Author(s): Mushira Saleh Abed ALHAMEED TALAFHA,Mahmoud F. AL-SHETAWI / Language(s): English
Issue: 1/2021
Feminism, in all its forms, shares at least one goal, that is, the subversion of patriarchy. Men, despite their class, race, or ethnicity, occupy a place in the hierarchy of patriarchy and seem to work in solidarity to keep their dominance over women, by excluding them, for instance, from the economy and literature. The way women are defined is socially constructed. This paper tackles women’s attempts to undermine these long-rooted constructed ideologies, for example, by explaining how patriarchy works and reacting against it.

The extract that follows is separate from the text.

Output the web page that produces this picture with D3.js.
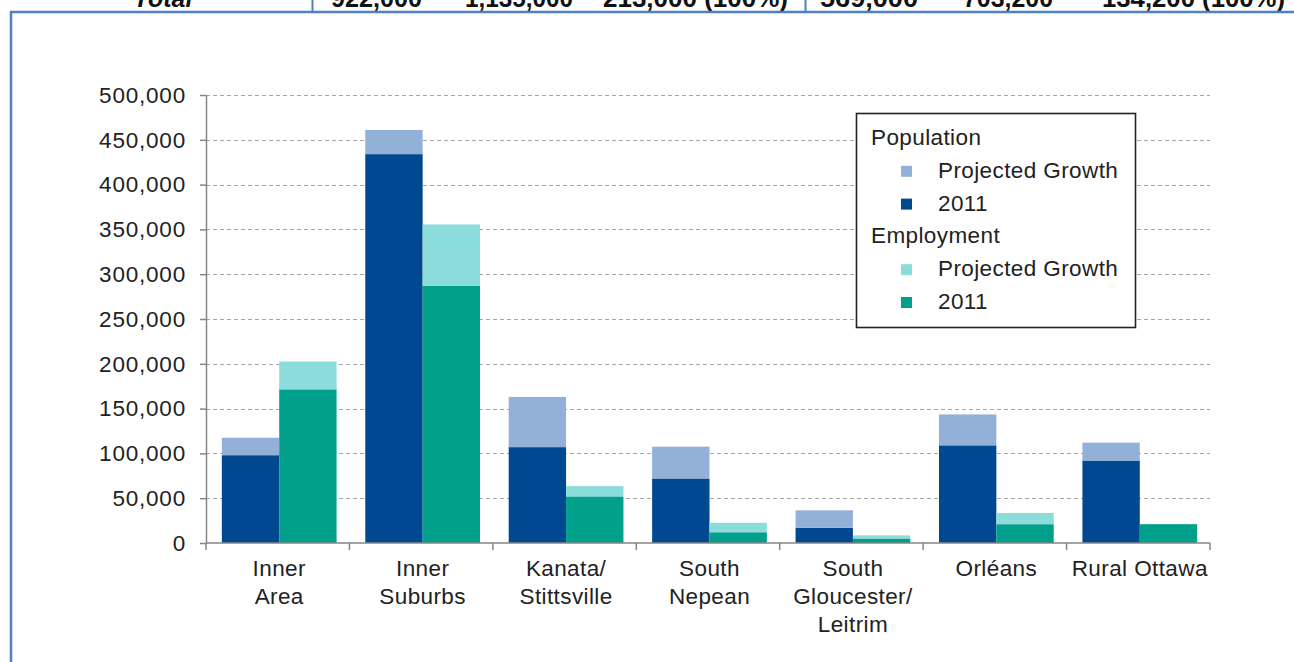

In this paper, we focus on a variety of techniques employed by some women playwrights to give voice to female characters, who have been deprived of the space to speak up in Shakespeare’s Othello. A feminist reading of Ann-Marie MacDonald’s Goodnight Desdemona (Good Morning Juliet), Paula Vogel’s Desdemona: A Play About a Handkerchief, Djanet Sears’s Harlem Duet, and Toni Morrison’s Desdemona can be constructed by analysing females’ presence and males’ absence in order to unfold male-constructed ideologies that hinder women’s advancement and occupy spaces that would allow women to act freely away from males’ territory, as well as, to identify the diversity of approaches these women playwrights combine in their plays to subvert and overcome them.